Петрарка проводит грань не между творчеством (праздником) и жизнью (цехом), но между серьезным и несерьезным. Серьезные жанры – связанные с философией и описывающие судьбу. Так возникает монументальная моралистическая проза, как основание бытия, несущее внутреннюю меру, «память языка». Петраркизм, искусство сонета, долго господствовавший во всех странах западной и восточной Европы, это осознание настроения как завоевания. О роде как признаке и видовой идее говорит сама игровая форма терцетов и катренов, сходства несходного. Петрарка стремится унаследовать все традиции, от Энния до христианских гекзаметров, и в письмах оправдывает свои произведения перед возможной критикой обстоятельствами, которые не позволили ему по-настоящему завершить труды: политика (политика писем) созидает поэтику.

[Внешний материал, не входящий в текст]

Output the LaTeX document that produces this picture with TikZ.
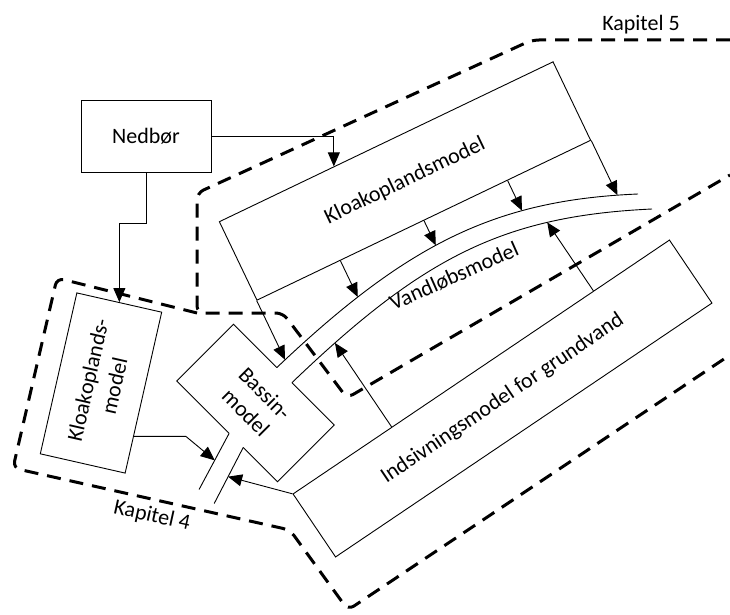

Возрождается позиция «позднего искусства», добродушного к прежним заблуждениям. Более всего в античности она отличает Овидия, который пишет «после» всех, и потому даже в самых лёгких темах верен себе. Язык позднего искусства передаваем, так как сам является своеобразным описанием поэтики, процесса и способа создания поэтического произведения (начало «Искусства любви» Овидия, само название говорит об «искусстве поэзии») Само произведение становится поэтикой произведения, создающей новый тип общения. Таков угол зрения Боккаччо. Сказание об Орфее Полициано представляет собой аллегорию самой речи, Oratio, которая возрождается от гибели, выводит себя словом и пером из аида, как выводят буквы, и не забывает отдохнуть на латинских вставках. А ренессансное горацианство всегда будет золотым горацианством или славным горацианством, или дерзновенным горацианством, и не сможет никуда двигаться без эпитета. Значимость синтаксиса, а не только семантики, в обоих случаях видна не в движении мысли, а в движении литературного представления и литературной славы – доверчивый читатель вступил в свои права, тогда как раньше были только доверчивые слушатели проповедей. Почему и стало возможно писать комедии по законам трагедии (барочные трагикомедии).